**** DATASET CONTENT ****
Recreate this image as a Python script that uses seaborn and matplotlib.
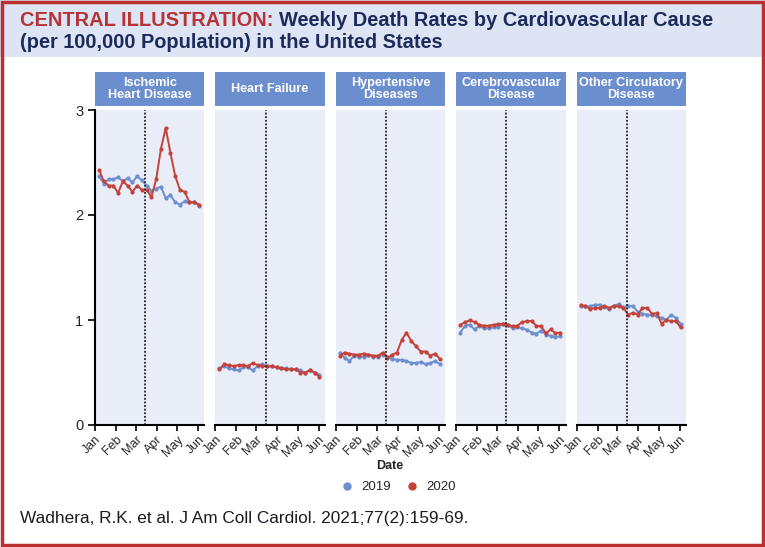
import pandas as pd
import seaborn as sns
import matplotlib.pyplot as plt
from matplotlib.patches import Rectangle
import numpy as np

# weekly death rates per 100,000
weeks = pd.date_range('2020-01-07', periods=22, freq='7D')
causes = ['Ischemic\nHeart Disease', 'Heart Failure', 'Hypertensive\nDiseases',
          'Cerebrovascular\nDisease', 'Other Circulatory\nDisease']

ihd_2019 = [2.37, 2.30, 2.34, 2.34, 2.36, 2.32, 2.35, 2.31, 2.37, 2.33, 2.28,
            2.23, 2.25, 2.27, 2.16, 2.19, 2.12, 2.10, 2.13, 2.12, 2.12, 2.09]
ihd_2020 = [2.43, 2.32, 2.28, 2.28, 2.21, 2.32, 2.28, 2.22, 2.28, 2.24, 2.24,
            2.17, 2.34, 2.63, 2.83, 2.59, 2.37, 2.24, 2.22, 2.12, 2.12, 2.10]
hf_2019 = [0.54, 0.56, 0.54, 0.53, 0.52, 0.55, 0.55, 0.52, 0.56, 0.58, 0.56,
           0.56, 0.55, 0.54, 0.54, 0.53, 0.53, 0.52, 0.50, 0.52, 0.50, 0.48]
hf_2020 = [0.53, 0.58, 0.57, 0.56, 0.57, 0.57, 0.56, 0.59, 0.57, 0.56, 0.56,
           0.56, 0.55, 0.54, 0.53, 0.53, 0.53, 0.50, 0.50, 0.52, 0.50, 0.46]
htn_2019 = [0.69, 0.64, 0.61, 0.66, 0.65, 0.65, 0.67, 0.65, 0.65, 0.67, 0.65,
            0.63, 0.62, 0.62, 0.61, 0.59, 0.59, 0.60, 0.58, 0.59, 0.61, 0.58]
htn_2020 = [0.66, 0.69, 0.68, 0.67, 0.67, 0.68, 0.67, 0.66, 0.66, 0.69, 0.64,
            0.67, 0.69, 0.81, 0.88, 0.80, 0.75, 0.70, 0.70, 0.66, 0.68, 0.63]
cbv_2019 = [0.88, 0.945, 0.955, 0.91, 0.945, 0.92, 0.92, 0.93, 0.93, 0.965, 0.955,
            0.92, 0.93, 0.92, 0.907, 0.88, 0.87, 0.90, 0.86, 0.85, 0.84, 0.845]
cbv_2020 = [0.955, 0.98, 0.997, 0.98, 0.955, 0.945, 0.945, 0.955, 0.96, 0.965, 0.955,
            0.94, 0.945, 0.98, 0.99, 0.99, 0.945, 0.94, 0.875, 0.91, 0.875, 0.88]
oth_2019 = [1.13, 1.13, 1.13, 1.146, 1.146, 1.12, 1.105, 1.13, 1.155, 1.12, 1.137,
            1.13, 1.08, 1.06, 1.05, 1.05, 1.035, 1.02, 1.00, 1.05, 1.02, 0.965]
oth_2020 = [1.146, 1.13, 1.105, 1.115, 1.115, 1.137, 1.115, 1.137, 1.13, 1.115, 1.05,
            1.07, 1.05, 1.115, 1.115, 1.06, 1.065, 0.965, 1.00, 0.99, 0.99, 0.93]

series = {causes[0]: (ihd_2019, ihd_2020), causes[1]: (hf_2019, hf_2020),
          causes[2]: (htn_2019, htn_2020), causes[3]: (cbv_2019, cbv_2020),
          causes[4]: (oth_2019, oth_2020)}

rows = []
for c, (a, b) in series.items():
    for d, v in zip(weeks, a):
        rows.append((c, d, '2019', v))
    for d, v in zip(weeks, b):
        rows.append((c, d, '2020', v))
df = pd.DataFrame(rows, columns=['cause', 'date', 'year', 'rate'])

blue = '#6c8fd0'
red = '#c4423a'
navy = '#1c2b5c'
palette = {'2019': blue, '2020': red}
month_ticks = pd.date_range('2020-01-01', periods=6, freq='MS')
month_labels = ['Jan', 'Feb', 'Mar', 'Apr', 'May', 'Jun']

sns.set_style('white')
plt.rcParams['font.family'] = ['Liberation Sans', 'DejaVu Sans']

fig, axes = plt.subplots(1, 5, figsize=(7.65, 5.47), dpi=100, sharey=True)
fig.subplots_adjust(left=95/765, right=686/765, bottom=122/547, top=437/547, wspace=0.1)


def fit(t, width_px):
    # shrink/grow a text so that it spans about width_px
    fig.canvas.draw()
    w = t.get_window_extent().width
    t.set_fontsize(t.get_fontsize() * width_px / w)


strip_texts = []
for ax, c in zip(axes, causes):
    sub = df[df.cause == c]
    sns.lineplot(data=sub, x='date', y='rate', hue='year', palette=palette, ax=ax,
                 marker='o', markersize=3, markeredgewidth=0, linewidth=1.4, legend=False)
    ax.set_facecolor('#e9edf7')
    ax.axvline(pd.Timestamp('2020-03-15'), color='#222222', ls=(0, (1, 1)), lw=1.3)
    ax.set_xlim(pd.Timestamp('2020-01-01'), pd.Timestamp('2020-06-10'))
    ax.set_ylim(0, 3.0)
    ax.set_xticks(month_ticks)
    ax.set_xticklabels(month_labels, rotation=45, ha='right', rotation_mode='anchor', fontsize=9)
    ax.tick_params(axis='x', direction='out', length=4, width=1.2, color='black', pad=2, bottom=True)
    for s in ['top', 'right']:
        ax.spines[s].set_visible(False)
    ax.spines['bottom'].set_color('black')
    ax.spines['bottom'].set_linewidth(1.5)
    ax.set_xlabel('')
    ax.set_ylabel('')
    ax.add_patch(Rectangle((0, 1.013), 1, 0.108, transform=ax.transAxes,
                           facecolor='#6b8ecf', edgecolor='none', clip_on=False))
    strip_texts.append(ax.text(0.5, 1.067, c, transform=ax.transAxes, ha='center', va='center',
                               color='white', fontsize=10, fontweight='bold', linespacing=1.05))

for ax in axes[1:]:
    ax.spines['left'].set_visible(False)
    ax.tick_params(axis='y', left=False)
axes[0].spines['left'].set_color('black')
axes[0].spines['left'].set_linewidth(1.5)
axes[0].set_yticks([0, 1, 2, 3])
axes[0].tick_params(axis='y', direction='out', length=5, width=1.2, color='black', labelsize=10.5, left=True)

fig.text(390/765, 1 - 466/547, 'Date', ha='center', va='center', fontsize=9, fontweight='bold', color='#222222')

# legend
handles = [plt.Line2D([], [], ls='', marker='o', markersize=5, color=blue),
           plt.Line2D([], [], ls='', marker='o', markersize=5, color=red)]
fig.legend(handles, ['2019', '2020'], loc='center', bbox_to_anchor=(395/765, 1 - 487/547),
           ncol=2, frameon=False, fontsize=9.5, handletextpad=0.1, columnspacing=0.6)

# header band and border
fig.patches.append(Rectangle((0, 1 - 57/547), 1, 57/547, transform=fig.transFigure,
                             facecolor='#dde4f3', edgecolor='none', zorder=0))
fig.patches.append(Rectangle((0.002, 0.003), 0.996, 0.994, transform=fig.transFigure,
                             facecolor='none', edgecolor='#b9302f', linewidth=2.5, zorder=10))

# strip labels: size so the widest one ("Other Circulatory") spans ~104 px
fit(strip_texts[4], 104)
for t in strip_texts[:4]:
    t.set_fontsize(strip_texts[4].get_fontsize())

# title: one size for both parts, whole first line spanning x=20..716
t1 = fig.text(20/765, 1 - 21/547, 'CENTRAL ILLUSTRATION:', ha='left', va='center',
              fontsize=14, fontweight='bold', color='#b73337')
t2 = fig.text(0, 1 - 21/547, 'Weekly Death Rates by Cardiovascular Cause',
              ha='left', va='center', fontsize=14, fontweight='bold', color=navy)
t3 = fig.text(20/765, 1 - 43/547, '(per 100,000 Population) in the United States', ha='left', va='center',
              fontsize=14, fontweight='bold', color=navy)
fig.canvas.draw()
total = t1.get_window_extent().width + t2.get_window_extent().width + 6
s = 14 * 696 / total
for t in (t1, t2, t3):
    t.set_fontsize(s)
fig.canvas.draw()
t2.set_x(t1.get_window_extent().x1 / fig.bbox.width + 6/765)

foot = fig.text(20/765, 1 - 518/547, 'Wadhera, R.K. et al. J Am Coll Cardiol. 2021;77(2):159-69.',
                ha='left', va='center', fontsize=13.5, color='#1b1b24')
fit(foot, 447)

plt.savefig('out.png', dpi=100)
****
- [GIVEN INSTRUCTION] Restate only the lines running from the start of the material above through the line containing "import numpy as np", ends included. No pictures.

- [RESULT OF THIS TASK]
Recreate this image as a Python script that uses seaborn and matplotlib.
import pandas as pd
import seaborn as sns
import matplotlib.pyplot as plt
from matplotlib.patches import Rectangle
import numpy as np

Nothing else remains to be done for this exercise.